The price of Brent crude fell over 2% to $92.80 a barrel yesterday, to its lowest since before Russia’s invasion of Ukraine, as economic data spurred concerns about a potential global recession, while the market awaited clarity on talks to revive a deal that could allow more Iranian oil exports.
Brent crude for delivery in September had been trading as high as $120 a barrel in early March, helping to drive petrol pump prices at Irish forecourts to over €2 a litre soon after.
Brent crude was trading at above $100 a barrel as recently as July 27 but has steadily fallen back ever since. Crude oil prices have now fallen about 5% since the start of this week.
It should take about two weeks for big falls or increases in Brent crude oil prices to be reflected in retail forecourt prices in Ireland, as crude oil is distilled at refineries.
Crude prices fell as the EU and the US said they were studying Iran’s response to what the EU has called its “final” proposal to save a 2015 nuclear deal after Tehran called on Washington to show flexibility. The prospects of a weakening global economy also weighed on oil prices.
The news for European households and businesses was less positive as Gazprom said even higher gas price hikes were on their way this winter. The Kremlin-controlled company with a monopoly on Russian gas exports by pipeline, said prices could spike a further 60% from current levels, imposing more pain on Europe.

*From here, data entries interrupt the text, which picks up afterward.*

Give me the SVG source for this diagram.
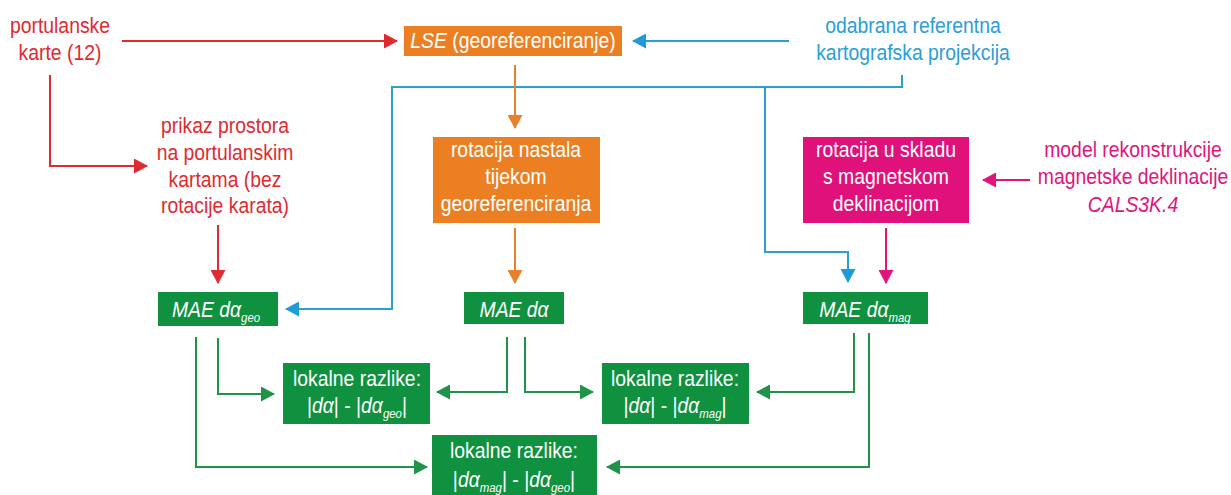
<svg xmlns="http://www.w3.org/2000/svg" width="1231" height="495" viewBox="0 0 1231 495">
<style>
text{font-family:"Liberation Sans",Arial,sans-serif;font-size:22px;text-anchor:middle;transform:scaleX(0.88);transform-box:fill-box;transform-origin:center}
.red{fill:#de2a30}.blu{fill:#2a9ed8}.mag{fill:#e0147b}.w{fill:#fff}
.it{font-style:italic}
.sub{font-size:13px;font-style:italic}
.c{fill:none;stroke-width:2}
.cr{stroke:#de2a30}.cb{stroke:#2a9ed8}.co{stroke:#e8812a}.cm{stroke:#e0147b}.cg{stroke:#1f9448}
.bo{fill:#ec7f22}.bm{fill:#e0117a}.bg{fill:#0f9140}
</style>
<defs>
<marker id="ar" markerUnits="userSpaceOnUse" markerWidth="14" markerHeight="15" refX="13" refY="7.5" orient="auto"><path d="M0,0 L14,7.5 L0,15 z" fill="#de2a30"/></marker>
<marker id="ab" markerUnits="userSpaceOnUse" markerWidth="14" markerHeight="15" refX="13" refY="7.5" orient="auto"><path d="M0,0 L14,7.5 L0,15 z" fill="#1f9bd8"/></marker>
<marker id="ao" markerUnits="userSpaceOnUse" markerWidth="14" markerHeight="15" refX="13" refY="7.5" orient="auto"><path d="M0,0 L14,7.5 L0,15 z" fill="#e8812a"/></marker>
<marker id="am" markerUnits="userSpaceOnUse" markerWidth="14" markerHeight="15" refX="13" refY="7.5" orient="auto"><path d="M0,0 L14,7.5 L0,15 z" fill="#e0147b"/></marker>
<marker id="ag" markerUnits="userSpaceOnUse" markerWidth="14" markerHeight="15" refX="13" refY="7.5" orient="auto"><path d="M0,0 L14,7.5 L0,15 z" fill="#1f9448"/></marker>
</defs>
<g id="connectors">
<path class="c cr" d="M122,41 H397" marker-end="url(#ar)"/>
<path class="c cr" d="M50,75 V166 H147" marker-end="url(#ar)"/>
<path class="c cr" d="M218,225 V283" marker-end="url(#ar)"/>
<path class="c cb" d="M789,41 H633" marker-end="url(#ab)"/>
<path class="c cb" d="M902,75 V87 H392 V309 H286" marker-end="url(#ab)"/>
<path class="c cb" d="M765,87 V252 H848 V282" marker-end="url(#ab)"/>
<path class="c co" d="M515,65 V128" marker-end="url(#ao)"/>
<path class="c co" d="M515,228 V283" marker-end="url(#ao)"/>
<path class="c cm" d="M1030,180 H983" marker-end="url(#am)"/>
<path class="c cm" d="M886,228 V283" marker-end="url(#am)"/>
<path class="c cg" d="M218,338 V394 H274" marker-end="url(#ag)"/>
<path class="c cg" d="M196,337 V467 H427" marker-end="url(#ag)"/>
<path class="c cg" d="M507,337 V392 H437" marker-end="url(#ag)"/>
<path class="c cg" d="M525,337 V392 H593" marker-end="url(#ag)"/>
<path class="c cg" d="M854,333 V392 H757" marker-end="url(#ag)"/>
<path class="c cg" d="M869,333 V467 H607" marker-end="url(#ag)"/>
</g>
<g id="portulanske"><text class="red" x="60" y="33">portulanske</text><text class="red" x="60" y="60">karte (12)</text></g>
<g id="lse"><rect class="bo" x="404" y="26" width="218" height="30"/><text class="w" x="513" y="48"><tspan class="it">LSE</tspan> (georeferenciranje)</text></g>
<g id="odabrana"><text class="blu" x="913" y="33">odabrana referentna</text><text class="blu" x="913" y="60">kartografska projekcija</text></g>
<g id="prikaz"><text class="red" x="225" y="133">prikaz prostora</text><text class="red" x="225" y="160">na portulanskim</text><text class="red" x="225" y="187">kartama (bez</text><text class="red" x="225" y="213">rotacije karata)</text></g>
<g id="rotacija-geo"><rect class="bo" x="433" y="137" width="167" height="86"/><text class="w" x="516" y="157">rotacija nastala</text><text class="w" x="516" y="184">tijekom</text><text class="w" x="516" y="211">georeferenciranja</text></g>
<g id="rotacija-mag"><rect class="bm" x="803" y="137" width="166" height="86"/><text class="w" x="886" y="157">rotacija u skladu</text><text class="w" x="886" y="184">s magnetskom</text><text class="w" x="886" y="211">deklinacijom</text></g>
<g id="model"><text class="mag" x="1133" y="157">model rekonstrukcije</text><text class="mag" x="1133" y="184">magnetske deklinacije</text><text class="mag it" x="1133" y="212">CALS3K.4</text></g>
<g id="mae-geo"><rect class="bg" x="158" y="292" width="120" height="34"/><text class="w it" x="216" y="317">MAE dα<tspan class="sub" dy="5">geo</tspan></text></g>
<g id="mae"><rect class="bg" x="464" y="292" width="100" height="32"/><text class="w it" x="514" y="317">MAE dα</text></g>
<g id="mae-mag"><rect class="bg" x="803" y="292" width="125" height="32"/><text class="w it" x="865" y="317">MAE dα<tspan class="sub" dy="5">mag</tspan></text></g>
<g id="lok1"><rect class="bg" x="283" y="363" width="147" height="61"/><text class="w" x="357" y="386">lokalne razlike:</text><text class="w" x="357" y="413">|<tspan class="it">dα</tspan>| - |<tspan class="it">dα</tspan><tspan class="sub" dy="5">geo</tspan><tspan dy="-5">|</tspan></text></g>
<g id="lok2"><rect class="bg" x="602" y="363" width="147" height="61"/><text class="w" x="675" y="386">lokalne razlike:</text><text class="w" x="675" y="413">|<tspan class="it">dα</tspan>| - |<tspan class="it">dα</tspan><tspan class="sub" dy="5">mag</tspan><tspan dy="-5">|</tspan></text></g>
<g id="lok3"><rect class="bg" x="432" y="435" width="165" height="60"/><text class="w" x="514" y="458">lokalne razlike:</text><text class="w" x="514" y="487">|<tspan class="it">dα</tspan><tspan class="sub" dy="5">mag</tspan><tspan dy="-5">| - |</tspan><tspan class="it">dα</tspan><tspan class="sub" dy="5">geo</tspan><tspan dy="-5">|</tspan></text></g>
</svg>
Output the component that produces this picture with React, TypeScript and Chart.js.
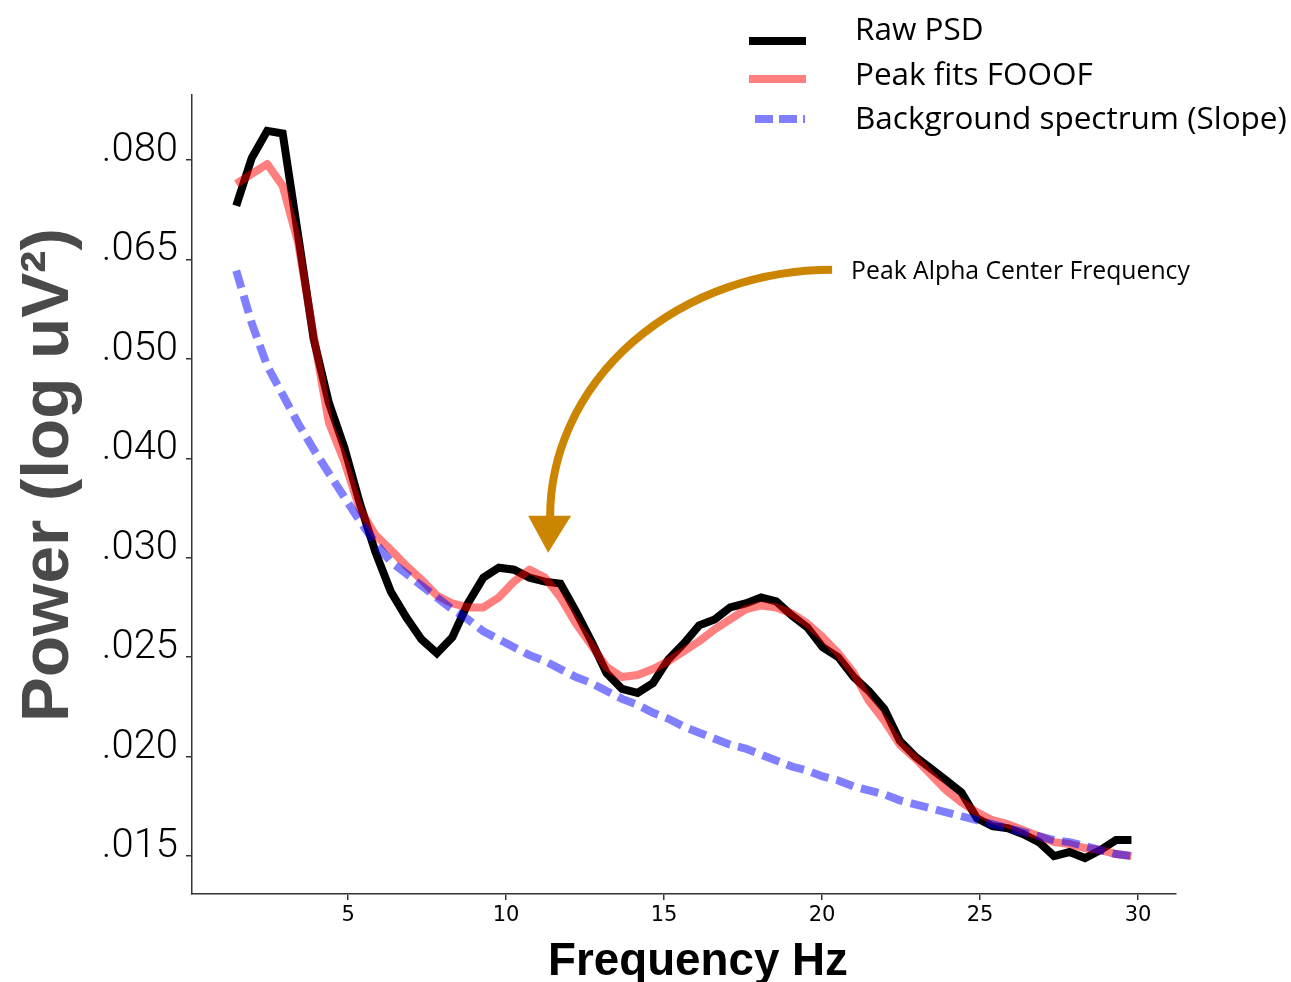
import React, { useEffect, useRef } from "react";
import { Chart, registerables } from "chart.js";

Chart.register(...registerables);

// Frequency bins (Hz)
const freqs = [
  1.46, 1.95, 2.44, 2.93, 3.42, 3.91, 4.39, 4.88, 5.37, 5.86,
  6.35, 6.84, 7.32, 7.81, 8.3, 8.79, 9.28, 9.77, 10.25, 10.74,
  11.23, 11.72, 12.21, 12.7, 13.18, 13.67, 14.16, 14.65, 15.14, 15.63,
  16.11, 16.6, 17.09, 17.58, 18.07, 18.55, 19.04, 19.53, 20.02, 20.51,
  21.0, 21.48, 21.97, 22.46, 22.95, 23.44, 23.93, 24.41, 24.9, 25.39,
  25.88, 26.37, 26.86, 27.34, 27.83, 28.32, 28.81, 29.3, 29.79,
];

// Raw PSD
const rawPSD = [
  0.0731, 0.0803, 0.0844, 0.084, 0.0686, 0.053, 0.0456, 0.0411, 0.0355, 0.0306,
  0.0283, 0.027, 0.0259, 0.0252, 0.026, 0.0277, 0.029, 0.0295, 0.0294, 0.029,
  0.0288, 0.0287, 0.0273, 0.0258, 0.0242, 0.0234, 0.0232, 0.0237, 0.0249, 0.0257,
  0.0266, 0.0269, 0.0275, 0.0277, 0.028, 0.0278, 0.0271, 0.0265, 0.0255, 0.025,
  0.024, 0.0233, 0.0224, 0.0208, 0.02, 0.0194, 0.0188, 0.0182, 0.0169, 0.0165,
  0.0164, 0.0161, 0.0157, 0.015, 0.0152, 0.0149, 0.0153, 0.0158, 0.0158,
];

// Peak fits FOOOF
const fooofFit = [
  0.0764, 0.0779, 0.0794, 0.0761, 0.0675, 0.0535, 0.0436, 0.0397, 0.0349, 0.0323,
  0.0308, 0.0296, 0.0289, 0.0281, 0.0277, 0.0275, 0.0275, 0.028, 0.0288, 0.0294,
  0.029, 0.028, 0.0267, 0.0256, 0.0245, 0.024, 0.0241, 0.0244, 0.0248, 0.0253,
  0.0258, 0.0264, 0.0269, 0.0274, 0.0276, 0.0275, 0.0272, 0.0267, 0.026, 0.0252,
  0.0242, 0.0228, 0.0218, 0.0206, 0.0199, 0.0191, 0.0183, 0.0177, 0.0172, 0.0168,
  0.0166, 0.0163, 0.016, 0.0157, 0.0156, 0.0154, 0.0153, 0.0151, 0.015,
];

// Background spectrum (Slope)
const background = [
  0.0633, 0.0554, 0.0493, 0.0464, 0.0435, 0.0409, 0.0385, 0.0361, 0.0337, 0.0315,
  0.0298, 0.0292, 0.0286, 0.028, 0.0274, 0.0269, 0.0263, 0.0259, 0.0255, 0.0251,
  0.0248, 0.0244, 0.024, 0.0237, 0.0233, 0.0229, 0.0226, 0.0222, 0.0219, 0.0215,
  0.0212, 0.0209, 0.0206, 0.0204, 0.0201, 0.0198, 0.0195, 0.0193, 0.019, 0.0188,
  0.0185, 0.0183, 0.0181, 0.0178, 0.0176, 0.0174, 0.0172, 0.017, 0.0168, 0.0166,
  0.0164, 0.0162, 0.016, 0.0158, 0.0157, 0.0155, 0.0153, 0.0151, 0.015,
];

// Y axis: evenly spaced tick labels (as in the reference)
const yTickValues = [0.015, 0.02, 0.025, 0.03, 0.04, 0.05, 0.065, 0.08];
const yTickLabels = [".015", ".020", ".025", ".030", ".040", ".050", ".065", ".080"];
const xTicks = [5, 10, 15, 20, 25, 30];

const seriesLabels = ["Raw PSD", "Peak fits FOOOF", "Background spectrum (Slope)"];
const xTitle = "Frequency Hz";
const yTitle = "Power (log uV\u00B2)";
const annotationText = "Peak Alpha Center Frequency";
const annotationFreq = 11.33;
const annotationPower = 0.0305;

const BLACK = "#000000";
const RED = "rgba(255,0,0,0.5)";
const BLUE = "rgba(0,0,255,0.5)";
const ORANGE = "#CC8500";

// position on the evenly spaced tick axis (piecewise linear between labels)
function toPos(v: number): number {
  const t = yTickValues;
  const n = t.length;
  let i = 0;
  if (v <= t[0]) i = 0;
  else if (v >= t[n - 1]) i = n - 2;
  else {
    while (i < n - 2 && v > t[i + 1]) i++;
  }
  return i + (v - t[i]) / (t[i + 1] - t[i]);
}

function fitSize(ctx: CanvasRenderingContext2D, text: string, weight: string, family: string, target: number) {
  ctx.font = `${weight} 100px ${family}`;
  const w = ctx.measureText(text).width;
  return (100 * target) / w;
}

const overlayPlugin = {
  id: "overlay",
  afterDraw(chart: any) {
    const ctx: CanvasRenderingContext2D = chart.ctx;
    const xs = chart.scales.x;
    const ys = chart.scales.y;

    // Y title
    ctx.save();
    const yFam = '"Liberation Sans", Arial, sans-serif';
    const ySize = fitSize(ctx, yTitle, "bold", yFam, 494);
    ctx.font = `bold ${ySize}px ${yFam}`;
    ctx.fillStyle = "#4a4a4a";
    ctx.translate(68, 475);
    ctx.rotate(-Math.PI / 2);
    ctx.textAlign = "center";
    ctx.textBaseline = "alphabetic";
    ctx.fillText(yTitle, 0, 0);
    ctx.restore();

    // X title
    ctx.save();
    const xSize = fitSize(ctx, xTitle, "bold", yFam, 300);
    ctx.font = `bold ${xSize}px ${yFam}`;
    ctx.fillStyle = "#000";
    ctx.textAlign = "center";
    ctx.textBaseline = "alphabetic";
    ctx.fillText(xTitle, 698, 975);
    ctx.restore();

    // Legend
    ctx.save();
    const lFam = '"Open Sans", "Noto Sans", sans-serif';
    const lSize = fitSize(ctx, seriesLabels[2], "normal", lFam, 432);
    ctx.lineCap = "butt";
    ctx.lineWidth = 8;
    ctx.strokeStyle = BLACK;
    ctx.beginPath();
    ctx.moveTo(749, 41);
    ctx.lineTo(806, 41);
    ctx.stroke();
    ctx.strokeStyle = RED;
    ctx.beginPath();
    ctx.moveTo(749, 79);
    ctx.lineTo(806, 79);
    ctx.stroke();
    ctx.strokeStyle = BLUE;
    ctx.setLineDash([18, 6]);
    ctx.beginPath();
    ctx.moveTo(755, 119);
    ctx.lineTo(805, 119);
    ctx.stroke();
    ctx.setLineDash([]);
    ctx.font = `normal ${lSize}px ${lFam}`;
    ctx.fillStyle = "#000";
    ctx.textAlign = "left";
    ctx.textBaseline = "middle";
    ctx.fillText(seriesLabels[0], 855, 31);
    ctx.fillText(seriesLabels[1], 855, 76);
    ctx.fillText(seriesLabels[2], 855, 120);
    ctx.restore();

    // Annotation arrow
    const tipX = xs.getPixelForValue(annotationFreq);
    const tipY = ys.getPixelForValue(toPos(annotationPower));
    ctx.save();
    ctx.strokeStyle = ORANGE;
    ctx.fillStyle = ORANGE;
    ctx.lineWidth = 8;
    ctx.lineCap = "butt";
    const cx = tipX + 284;
    const cy = tipY - 36;
    ctx.beginPath();
    ctx.ellipse(cx, cy, 282, 247, 0, Math.PI, Math.PI * 1.5);
    ctx.stroke();
    ctx.beginPath();
    ctx.moveTo(tipX - 20, tipY - 37);
    ctx.lineTo(tipX + 23, tipY - 37);
    ctx.lineTo(tipX, tipY);
    ctx.closePath();
    ctx.fill();
    const aSize = fitSize(ctx, annotationText, "normal", lFam, 339);
    ctx.font = `normal ${aSize}px ${lFam}`;
    ctx.fillStyle = "#000";
    ctx.textAlign = "left";
    ctx.textBaseline = "middle";
    ctx.fillText(annotationText, cx + 19, cy - 247 + 2);
    ctx.restore();
  },
};

export default function App() {
  const canvasRef = useRef<HTMLCanvasElement | null>(null);

  useEffect(() => {
    if (!canvasRef.current) return;
    const mk = (vals: number[]) => vals.map((v, i) => ({ x: freqs[i], y: toPos(v) }));
    const chart = new Chart(canvasRef.current, {
      type: "line",
      data: {
        datasets: [
          {
            label: seriesLabels[2],
            data: mk(background),
            borderColor: BLUE,
            borderWidth: 8,
            borderDash: [18, 8],
            borderCapStyle: "butt",
            pointRadius: 0,
            tension: 0,
            order: 1,
          },
          {
            label: seriesLabels[1],
            data: mk(fooofFit),
            borderColor: RED,
            borderWidth: 8,
            borderJoinStyle: "round",
            pointRadius: 0,
            tension: 0,
            order: 2,
          },
          {
            label: seriesLabels[0],
            data: mk(rawPSD),
            borderColor: BLACK,
            borderWidth: 8,
            borderJoinStyle: "miter",
            borderCapStyle: "butt",
            pointRadius: 0,
            tension: 0,
            order: 3,
          },
        ],
      },
      options: {
        animation: false,
        responsive: false,
        maintainAspectRatio: false,
        layout: { padding: { top: 95, right: 115, left: 0, bottom: 0 } },
        plugins: { legend: { display: false }, tooltip: { enabled: false } },
        scales: {
          x: {
            type: "linear",
            min: 0.06,
            max: 31.2,
            afterBuildTicks: (s: any) => {
              s.ticks = xTicks.map((v) => ({ value: v }));
            },
            afterFit: (s: any) => {
              s.height = 88;
            },
            grid: { drawOnChartArea: false, drawTicks: true, tickLength: 6, color: "#333", lineWidth: 1.5 },
            border: { display: true, color: "#333", width: 1.5 },
            ticks: {
              font: { family: '"DejaVu Sans", sans-serif', size: 21 },
              color: "#000",
              padding: 3,
              maxRotation: 0,
              autoSkip: false,
              callback: (v: any) => String(v),
            },
          },
          y: {
            type: "linear",
            min: -0.382,
            max: 7.654,
            afterBuildTicks: (s: any) => {
              s.ticks = yTickValues.map((_, i) => ({ value: i }));
            },
            afterFit: (s: any) => {
              s.width = 192;
            },
            grid: { drawOnChartArea: false, drawTicks: true, tickLength: 6, color: "#333", lineWidth: 1.5 },
            border: { display: true, color: "#333", width: 1.5 },
            ticks: {
              font: { family: 'Roboto, "Liberation Sans", sans-serif', size: 40, weight: "300" as any },
              color: "#000",
              padding: 8,
              labelOffset: -9,
              autoSkip: false,
              callback: (_v: any, idx: number) => yTickLabels[idx],
            },
          },
        },
      },
      plugins: [overlayPlugin],
    } as any);
    return () => chart.destroy();
  }, []);

  return (
    <div style={{ position: "absolute", left: 0, top: 0, width: 1291, height: 982, background: "#fff" }}>
      <canvas ref={canvasRef} width={1291} height={982} style={{ display: "block" }} />
    </div>
  );
}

Irish gas supplies are not totally dependent on Russian supplies, but wholesale continental gas prices nonetheless influence the prices Irish generators have to pay for the fuel to generate electricity on the all-Ireland power grid.
Ireland taps a quarter of its gas from the Corrib field off the Mayo coast, and gets the rest from the North Sea via pipeline.
The price of wholesale continental gas edged higher following the Gazprom warning.
Prices for delivery in November and December rose by about 2% to €230 per megawatt per hour. Meanwhile, Germany secured a commitment from major gas importers to keep two floating liquefied natural gas, or LNG, terminals fully supplied from this winter.
Europe and Russia have been locked in a standoff over energy supplies since Moscow invaded Ukraine and the West responded with sanctions. Russia, which previously met about 40% of Europe’s gas needs, has reduced flows citing equipment issues, while Berlin says Moscow wants to “blackmail” Europe.
Germany’s economy is more reliant than most on Russia. It has been racing to find alternative sources of gas before winter, in case Russia cuts supplies further or halts them.
Berlin has already warned of possible gas rationing. German economy minister Robert Habeck said the new LNG supplies would “make ourselves independent and less susceptible to blackmail”.